A Trip to Zomba: Exploring Malawi’s Ancient City
Malawi, a tiny dot on the planet, was a country unknown to me until a few months ago. That is, until my parents moved there. Ever since, they have been gaga about its scenic beauty, weather, and lifestyle. My curiosity couldn’t hold me long and before I knew it, I was on a flight that not just flew me to another place but transported me from the every-minute-is-a-battle life of bustling Mumbai to the every-moment-takes-my-breath-away life of tranquil Blantyre.
Located in the lower region of Africa, Malawi is surrounded by Tanzania, Zambia, Zimbabwe and Mozambique. ‘Lake of the Stars,’ a body of water that covers a third of the country, was nicknamed by the legendary David Livingstone-a man who is as significant to Malawi as Columbus is to America. With his extensive writings about his explorations in the 19th century, Livingstone created immense awareness about this African land of splendor.
My parents live in Blantyre, a city surrounded by mountains. Named after Livingstone’s birthplace in Scotland, it is the commercial capital of Malawi. It is also the place where I have seen the brightest flowers and the fluffiest white clouds, and eaten the crunchiest of organic vegetables. Once I had acclimated to the laid-back life in Blantyre, I set out to explore the nearby, ancient city of Zomba-which was the first capital of Malawi post-independence, before Lilongwe.
To prevent commercial tour guide bombardment, a local acquaintance drove me there.
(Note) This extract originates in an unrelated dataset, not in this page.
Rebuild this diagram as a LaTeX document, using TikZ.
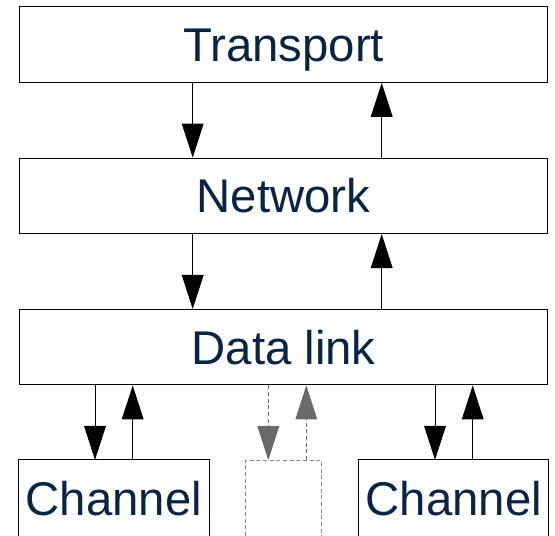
\documentclass[tikz,border=0pt]{standalone}
\usepackage{fontspec}
\setmainfont{Liberation Sans}
\usetikzlibrary{arrows.meta}
\definecolor{labelblue}{HTML}{0A2444}
\definecolor{ghost}{HTML}{6A6A6A}
\begin{document}
\begin{tikzpicture}[x=0.75pt, y=-0.75pt,
  layer/.style={draw=black, line width=0.75pt, inner sep=0pt, anchor=center,
    text=labelblue, font=\fontsize{35.5}{40}\selectfont,
    text height=25.4pt, text depth=0pt},
  wide/.style={layer, minimum width=396.4pt, minimum height=56.6pt},
  chan/.style={layer, draw=none, minimum width=141.9pt, minimum height=56.6pt},
  ghostbox/.style={minimum width=56.25pt, minimum height=56.6pt, inner sep=0pt},
  rim/.style={line width=0.75pt, draw=black},
  ghostrim/.style={line width=0.75pt, draw=ghost!80, dash pattern=on 3pt off 2pt},
  flow/.style={line width=0.75pt, draw=black,
    -{Triangle[length=25.5pt, width=16.3pt]}},
  ghostflow/.style={line width=0.75pt, draw=ghost, dash pattern=on 3pt off 2pt,
    -{Triangle[length=25.5pt, width=16.3pt, fill=ghost, sep=0pt]}}]
  \useasboundingbox (0,0) rectangle (555,535);
  \clip (0,0) rectangle (555,535);

  % protocol layers
  \node[wide] (T) at (283.6,44.6) {Transport};
  \node[wide] (N) at (283.6,195.8) {Network};
  \node[wide] (D) at (283.6,347.2) {Data link};

  % channels below the data link layer (open at the lower edge)
  \node[chan] (C1) at (113.9,498.1) {Channel};
  \node[ghostbox] (C2) at (283.5,498.1) {};
  \node[chan] (C3) at (453.8,498.1) {Channel};
  \draw[rim] (C1.south west) -- (C1.north west) -- (C1.north east) -- (C1.south east);
  \draw[ghostrim] (C2.south west) -- (C2.north west) -- (C2.north east) -- (C2.south east);
  \draw[rim] (C3.south west) -- (C3.north west) -- (C3.north east) -- (C3.south east);

  % vertical flows between layers
  \draw[flow] (T.south -| 192.7,0) -- (N.north -| 192.7,0);
  \draw[flow] (N.north -| 381.7,0) -- (T.south -| 381.7,0);
  \draw[flow] (N.south -| 192.7,0) -- (D.north -| 192.7,0);
  \draw[flow] (D.north -| 381.7,0) -- (N.south -| 381.7,0);

  % flows between the data link layer and the channels
  \draw[flow] (D.south -| 95,0) -- (C1.north -| 95,0);
  \draw[flow] (C1.north -| 132.7,0) -- (D.south -| 132.7,0);
  \draw[ghostflow] (D.south -| 268.3,0) -- (C2.north -| 268.3,0);
  \draw[ghostflow] (C2.north -| 306.3,0) -- (D.south -| 306.3,0);
  \draw[flow] (D.south -| 435,0) -- (C3.north -| 435,0);
  \draw[flow] (C3.north -| 472.7,0) -- (D.south -| 472.7,0);
\end{tikzpicture}
\end{document}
But the 50 km drive from Blanytre was an experience in itself. As we hit the outskirts of Blantyre, the faint smell of Eucalyptus (locally known as Bluegum – I wonder why?) wafted by. I rolled down my windows and took in the crisp, clean air.
The highlight of my visit to Zomba was driving up the mountainous terrain. On our way uphill, young boys surrounded us, thrusting bowls filled with colorful Jell-O-like things at us. When we looked closer, we realized they were different kinds of berries – blackberries, yellowberries, strawberries-all freshly plucked from nearby trees. These berries grow mainly in cold regions and are a rare find for tropical dwellers like me so I started buying them in heaps. If my picnic basket weren’t filled to the brim, I would have bought enough for the boys to shut down their shop for the day!
Beautiful pine trees run across the stretch of the mountains, and like an awestruck child, I collected the pinecones. Once atop the mountain, I saw the usual – a bird’s-eye view of the city from different angles. While they were not extraordinary, I did love the natural dam. Chilling my feet in the freezing water, I only wanted to drink a pint of beer and start barbecuing.
By the time we reached the foothills, I was famished. Resisting the temptation to shop, I was directed to Sunbird Ku Chawe, the only restaurant nearby. So there I was, eating lunch in the garden area, while lush mountains smiled down at me. I ordered a platter of chicken and rice, a local specialty, according to the menu. But if you know better, the staple diet of locals consists of maize flour (nsima) and meat/fish. But I loved my meal: buttered rice along with chicken curried in raw mango and assorted spices with fries on the side. I polished it off with some tonic water.
In true filmy style (as Indians would say), the last leg of the trip was the most dramatic. After lunch, we headed to the kiosks selling handicrafts– tribal chairs, masks, and figurines carved from ebony. Like the berries, I was tempted to buy most of what I saw, but after haggling (which was a task in and of itself as the merchants spoke limited English, and the local language ‘Chichewa’ sounds like gibberish to me) and getting a good deal on a few things, I proceeded towards the car.
Suddenly, a middle-aged man came running toward me with some statuettes – beautifully carved and rare. He sobbed, and in broken English, said that he had made the crafts himself and hadn’t sold a single piece. I felt sorry for him and picked one for the price he quoted. Once back in town, I found out that the crafts are made elsewhere and hawkers in Zomba only sell them. To think that I fell for the hawker’s sob story and bought something for double its price!
I want to visit Zomba again soon – do the hike I’ve dreamed of. I want to drive to the base of the mountains, get breathless treading up, and then relish a well-deserved barbecue grill by the stream. Until then, I will admire my berries–now crushed into homemade wine and the painted pine cones adorning my room.